Mozilla's Firefox team is mocking Microsoft's (Nasdaq: MSFT) latest claim that Internet Explorer 9 and 10 are running native HTML5. "Mozilla should consider adding support for native HTML5 as well. I'm sure that a specification will be produced," suggested former Firefox director Mike Beltzner.

Microosft's Dean Hachamovitch provoked a reaction from Mozilla with the rather aggressive "native HTML5" claim. While Mozilla's bug report isn't posted as a serious note, it certainly hit the right spot, as well as the pride of the developer team. It's another chapter in the verbal battle between Mozilla and Microsoft in which both are trying to argue over their HTML5 and hardware acceleration engines and over who has the better implementation.

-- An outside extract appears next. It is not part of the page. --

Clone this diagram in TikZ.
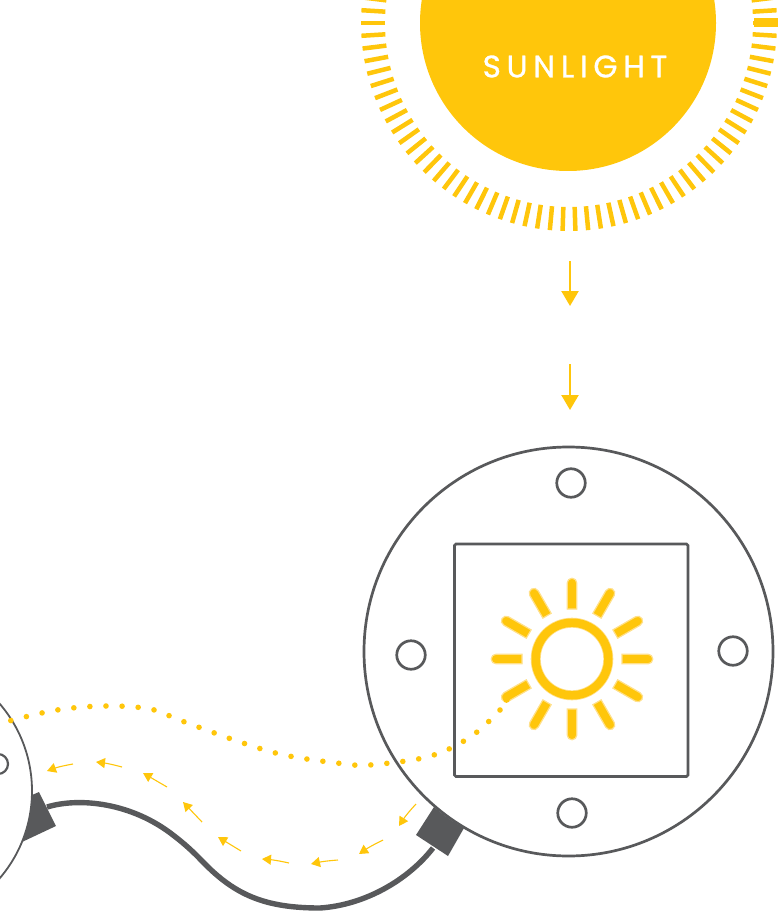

Among the bug report responses:

  • "Are we sure Microsoft didn't fat-finger that blog post and really meant 'naive HTML5' rather than 'native HTML5'?"
  • "I'm pretty sure Firefox 5 has "complete native html5″ support. We should resolve this as fixed and be sure to let the world know we beat Microsoft to shipping *complete* native html5."
  • "Who is producing this native hardware? I want a coprocessor dedicated only to accelerating throbbers."
  • "Meanwhile, back in reality, the 'native HTML5' nonsense-phrase is a source of endless fun. Like this bug. So back to the joke."
  • "I was browsing the Web earlier today, and I suddenly realized that it didn't have nearly as many fish as it was supposed to."

There is also a new website -- arewenativeyet.com.